Bob Dylan, now 71 years old, has explored plenty in his long and winding career. But an album that sees him encounter pimps, junkie whores and engage in the act of motorboating probably aren’t what most expected from this most grizzled of rock stars in 2012.
Tempest, his 35th studio album, is, like his career, made up of 10 long and winding songs, a few of which see Dylan challenge Leonard “Unmade Bed” Cohen for the title of rock’s dirtiest old man.
Serenading a “heavy stacked woman” on ‘Narrow Way’, Dylan hisses: “I’m still hurting from an arrow that pierced my chest / I’m going to have to take my head and bury it in-between your breasts.”
Later on, during a tour of Scarlet Town’s brothels, he winks, “You’ve got legs that can drive men mad / lot of things we didn’t do that I wish we had.” It’s both creepy and thrilling. Elsewhere, he sounds positively badass, no more so than on the classy, out and out rock song ‘Pay In Blood’. There’s an incomparable satisfaction to hearing a fully-fledged legend adding one more great song to his canon.
Lyrically the album is macabre and often laugh out loud funny, while the murder ballads evoke the hot and sticky mood of 1976’s Desire. Embracing the underworld again seems to have rejuvenated Dylan, doing his imagination, if not his voice, the world of good.
Most often, the instrumentation exists only to fill in a gap while Dylan rubs sandpaper on his throat. Alas, his bone-dry croak may not be the easiest on the ears, but it makes listening to the dark and doom-laden stories he’s
recounting here- of drugs, adultery and murder- an absolute, childlike joy.
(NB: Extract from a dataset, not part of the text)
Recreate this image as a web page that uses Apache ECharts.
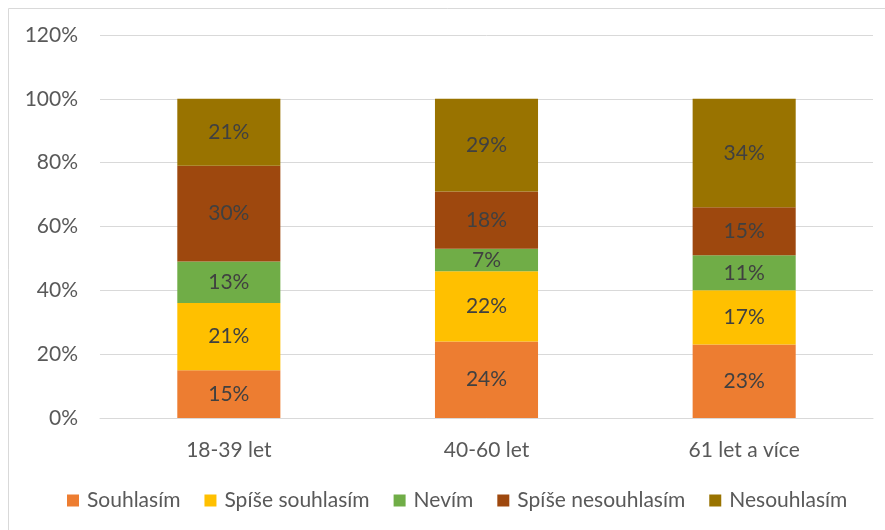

And surrounded by musicians of the highest calibre, the mix of blues, folk and country orchestrated by Dylan is reliable and addictive.
But it’s not all vintage. Some of the naffest album artwork of all time provides one of the few arguments for the increasing digitisation of music, while a 14-minute track, reminiscent of The Pogues and about the sinking of the Titanic, floats along for a bit, but sinks without trace after the halfway mark.
Recent gigs have seen Dylan, previously notorious for his grouchy performances and esoteric song choices, dancing on stage in a white suit and playing the hits. This has left fans speculating whether he’s either happy or has lost his mind. Tempest supports arguments for both – despite operating in the well-ploughed fields of storytelling and roots rock, the album sees Dylan brilliantly unpredictable.